### Stated task
Write out all the lines again, precisely as they stand, but without the images.

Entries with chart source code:
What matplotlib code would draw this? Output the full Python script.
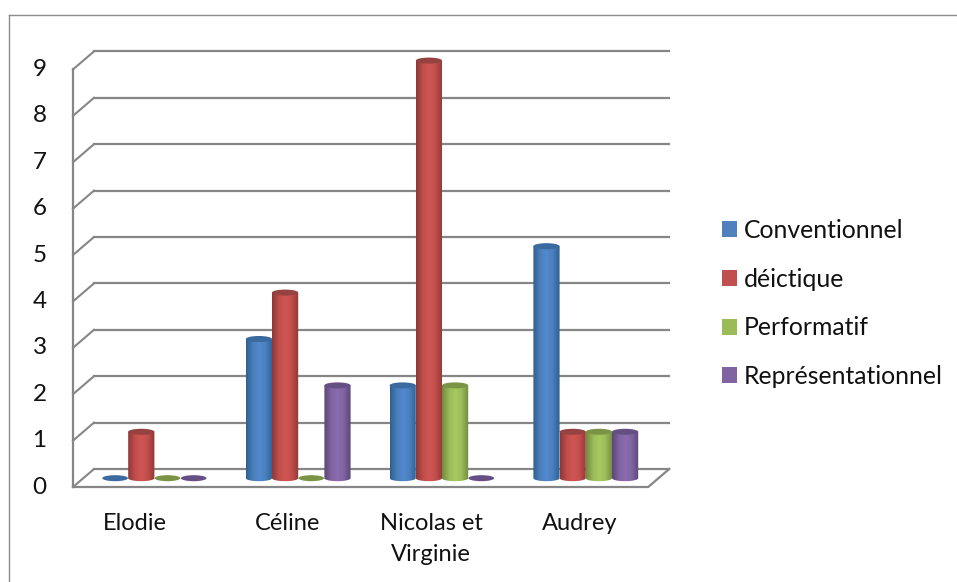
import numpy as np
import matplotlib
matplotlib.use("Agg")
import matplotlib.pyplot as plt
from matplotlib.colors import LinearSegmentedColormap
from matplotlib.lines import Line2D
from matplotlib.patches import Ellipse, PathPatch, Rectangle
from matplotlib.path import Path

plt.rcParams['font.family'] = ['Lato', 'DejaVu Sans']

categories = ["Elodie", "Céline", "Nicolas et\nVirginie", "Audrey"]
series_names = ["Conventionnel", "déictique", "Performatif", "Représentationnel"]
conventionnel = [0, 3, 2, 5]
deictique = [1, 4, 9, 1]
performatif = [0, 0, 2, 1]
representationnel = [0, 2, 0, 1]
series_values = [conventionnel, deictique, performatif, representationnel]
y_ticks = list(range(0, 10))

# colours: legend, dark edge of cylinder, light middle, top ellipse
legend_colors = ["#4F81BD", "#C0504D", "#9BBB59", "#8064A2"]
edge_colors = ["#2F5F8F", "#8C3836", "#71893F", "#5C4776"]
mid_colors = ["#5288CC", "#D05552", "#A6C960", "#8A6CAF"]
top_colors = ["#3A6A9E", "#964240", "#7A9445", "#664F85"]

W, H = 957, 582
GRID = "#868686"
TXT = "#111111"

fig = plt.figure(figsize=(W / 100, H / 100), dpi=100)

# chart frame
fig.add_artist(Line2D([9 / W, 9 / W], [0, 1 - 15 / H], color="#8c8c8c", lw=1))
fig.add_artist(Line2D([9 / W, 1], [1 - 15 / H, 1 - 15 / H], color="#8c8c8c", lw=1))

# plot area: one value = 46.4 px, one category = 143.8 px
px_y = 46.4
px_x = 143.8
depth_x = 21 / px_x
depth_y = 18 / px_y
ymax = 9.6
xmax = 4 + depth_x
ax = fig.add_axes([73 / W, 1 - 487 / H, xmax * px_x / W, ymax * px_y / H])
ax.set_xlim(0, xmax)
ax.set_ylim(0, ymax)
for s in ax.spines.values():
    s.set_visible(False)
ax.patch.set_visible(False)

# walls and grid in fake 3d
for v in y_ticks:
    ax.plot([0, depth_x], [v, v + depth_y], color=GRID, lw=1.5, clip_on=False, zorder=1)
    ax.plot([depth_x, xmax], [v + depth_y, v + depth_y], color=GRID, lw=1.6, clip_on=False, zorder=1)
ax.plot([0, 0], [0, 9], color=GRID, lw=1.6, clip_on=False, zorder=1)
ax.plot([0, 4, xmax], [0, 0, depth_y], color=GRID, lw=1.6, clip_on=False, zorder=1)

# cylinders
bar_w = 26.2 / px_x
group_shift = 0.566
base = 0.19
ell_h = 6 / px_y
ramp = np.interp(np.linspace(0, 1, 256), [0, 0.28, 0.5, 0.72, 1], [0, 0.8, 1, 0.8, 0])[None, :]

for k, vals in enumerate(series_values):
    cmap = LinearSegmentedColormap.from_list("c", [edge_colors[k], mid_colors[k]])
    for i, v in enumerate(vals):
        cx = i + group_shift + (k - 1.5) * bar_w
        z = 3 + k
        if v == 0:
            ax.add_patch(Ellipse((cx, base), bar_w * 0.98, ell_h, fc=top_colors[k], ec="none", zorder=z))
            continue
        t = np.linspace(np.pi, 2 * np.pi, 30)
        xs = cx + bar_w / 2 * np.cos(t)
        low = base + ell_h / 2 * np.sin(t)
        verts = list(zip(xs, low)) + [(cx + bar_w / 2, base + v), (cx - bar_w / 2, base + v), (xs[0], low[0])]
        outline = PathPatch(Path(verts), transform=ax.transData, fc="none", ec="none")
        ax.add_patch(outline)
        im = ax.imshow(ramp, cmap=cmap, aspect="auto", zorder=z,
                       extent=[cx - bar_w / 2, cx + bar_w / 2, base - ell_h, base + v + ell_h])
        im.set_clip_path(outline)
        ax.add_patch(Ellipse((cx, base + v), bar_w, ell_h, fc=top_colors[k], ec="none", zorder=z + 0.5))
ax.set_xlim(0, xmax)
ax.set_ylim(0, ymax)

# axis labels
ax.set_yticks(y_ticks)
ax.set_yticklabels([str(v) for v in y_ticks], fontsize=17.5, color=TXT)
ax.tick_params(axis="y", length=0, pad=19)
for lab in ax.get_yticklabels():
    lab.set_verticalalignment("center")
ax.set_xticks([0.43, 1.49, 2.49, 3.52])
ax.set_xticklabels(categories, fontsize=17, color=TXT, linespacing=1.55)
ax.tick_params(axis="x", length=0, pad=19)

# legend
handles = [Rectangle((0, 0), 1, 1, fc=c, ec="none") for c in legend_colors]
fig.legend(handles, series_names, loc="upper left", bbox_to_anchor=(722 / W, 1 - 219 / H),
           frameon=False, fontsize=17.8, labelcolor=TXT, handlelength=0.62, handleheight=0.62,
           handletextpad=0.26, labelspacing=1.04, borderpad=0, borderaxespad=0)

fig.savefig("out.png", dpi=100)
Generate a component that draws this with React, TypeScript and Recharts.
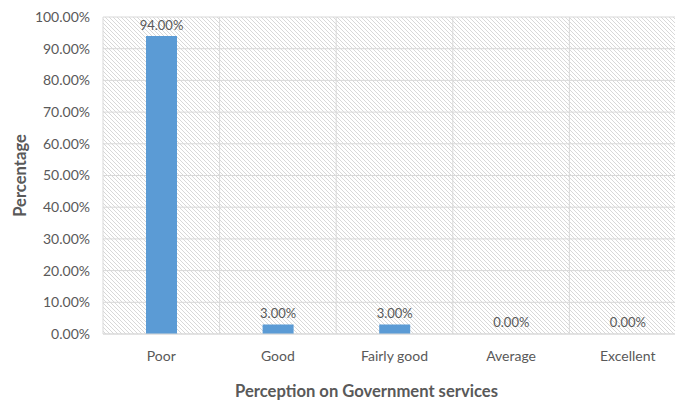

### Response to this exercise
What matplotlib code would draw this? Output the full Python script.
import numpy as np
import matplotlib
matplotlib.use("Agg")
import matplotlib.pyplot as plt
from matplotlib.colors import LinearSegmentedColormap
from matplotlib.lines import Line2D
from matplotlib.patches import Ellipse, PathPatch, Rectangle
from matplotlib.path import Path

plt.rcParams['font.family'] = ['Lato', 'DejaVu Sans']

categories = ["Elodie", "Céline", "Nicolas et\nVirginie", "Audrey"]
series_names = ["Conventionnel", "déictique", "Performatif", "Représentationnel"]
conventionnel = [0, 3, 2, 5]
deictique = [1, 4, 9, 1]
performatif = [0, 0, 2, 1]
representationnel = [0, 2, 0, 1]
series_values = [conventionnel, deictique, performatif, representationnel]
y_ticks = list(range(0, 10))

# colours: legend, dark edge of cylinder, light middle, top ellipse
legend_colors = ["#4F81BD", "#C0504D", "#9BBB59", "#8064A2"]
edge_colors = ["#2F5F8F", "#8C3836", "#71893F", "#5C4776"]
mid_colors = ["#5288CC", "#D05552", "#A6C960", "#8A6CAF"]
top_colors = ["#3A6A9E", "#964240", "#7A9445", "#664F85"]

W, H = 957, 582
GRID = "#868686"
TXT = "#111111"

fig = plt.figure(figsize=(W / 100, H / 100), dpi=100)

# chart frame
fig.add_artist(Line2D([9 / W, 9 / W], [0, 1 - 15 / H], color="#8c8c8c", lw=1))
fig.add_artist(Line2D([9 / W, 1], [1 - 15 / H, 1 - 15 / H], color="#8c8c8c", lw=1))

# plot area: one value = 46.4 px, one category = 143.8 px
px_y = 46.4
px_x = 143.8
depth_x = 21 / px_x
depth_y = 18 / px_y
ymax = 9.6
xmax = 4 + depth_x
ax = fig.add_axes([73 / W, 1 - 487 / H, xmax * px_x / W, ymax * px_y / H])
ax.set_xlim(0, xmax)
ax.set_ylim(0, ymax)
for s in ax.spines.values():
    s.set_visible(False)
ax.patch.set_visible(False)

# walls and grid in fake 3d
for v in y_ticks:
    ax.plot([0, depth_x], [v, v + depth_y], color=GRID, lw=1.5, clip_on=False, zorder=1)
    ax.plot([depth_x, xmax], [v + depth_y, v + depth_y], color=GRID, lw=1.6, clip_on=False, zorder=1)
ax.plot([0, 0], [0, 9], color=GRID, lw=1.6, clip_on=False, zorder=1)
ax.plot([0, 4, xmax], [0, 0, depth_y], color=GRID, lw=1.6, clip_on=False, zorder=1)

# cylinders
bar_w = 26.2 / px_x
group_shift = 0.566
base = 0.19
ell_h = 6 / px_y
ramp = np.interp(np.linspace(0, 1, 256), [0, 0.28, 0.5, 0.72, 1], [0, 0.8, 1, 0.8, 0])[None, :]

for k, vals in enumerate(series_values):
    cmap = LinearSegmentedColormap.from_list("c", [edge_colors[k], mid_colors[k]])
    for i, v in enumerate(vals):
        cx = i + group_shift + (k - 1.5) * bar_w
        z = 3 + k
        if v == 0:
            ax.add_patch(Ellipse((cx, base), bar_w * 0.98, ell_h, fc=top_colors[k], ec="none", zorder=z))
            continue
        t = np.linspace(np.pi, 2 * np.pi, 30)
        xs = cx + bar_w / 2 * np.cos(t)
        low = base + ell_h / 2 * np.sin(t)
        verts = list(zip(xs, low)) + [(cx + bar_w / 2, base + v), (cx - bar_w / 2, base + v), (xs[0], low[0])]
        outline = PathPatch(Path(verts), transform=ax.transData, fc="none", ec="none")
        ax.add_patch(outline)
        im = ax.imshow(ramp, cmap=cmap, aspect="auto", zorder=z,
                       extent=[cx - bar_w / 2, cx + bar_w / 2, base - ell_h, base + v + ell_h])
        im.set_clip_path(outline)
        ax.add_patch(Ellipse((cx, base + v), bar_w, ell_h, fc=top_colors[k], ec="none", zorder=z + 0.5))
ax.set_xlim(0, xmax)
ax.set_ylim(0, ymax)

# axis labels
ax.set_yticks(y_ticks)
ax.set_yticklabels([str(v) for v in y_ticks], fontsize=17.5, color=TXT)
ax.tick_params(axis="y", length=0, pad=19)
for lab in ax.get_yticklabels():
    lab.set_verticalalignment("center")
ax.set_xticks([0.43, 1.49, 2.49, 3.52])
ax.set_xticklabels(categories, fontsize=17, color=TXT, linespacing=1.55)
ax.tick_params(axis="x", length=0, pad=19)

# legend
handles = [Rectangle((0, 0), 1, 1, fc=c, ec="none") for c in legend_colors]
fig.legend(handles, series_names, loc="upper left", bbox_to_anchor=(722 / W, 1 - 219 / H),
           frameon=False, fontsize=17.8, labelcolor=TXT, handlelength=0.62, handleheight=0.62,
           handletextpad=0.26, labelspacing=1.04, borderpad=0, borderaxespad=0)

fig.savefig("out.png", dpi=100)
Generate a component that draws this with React, TypeScript and Recharts.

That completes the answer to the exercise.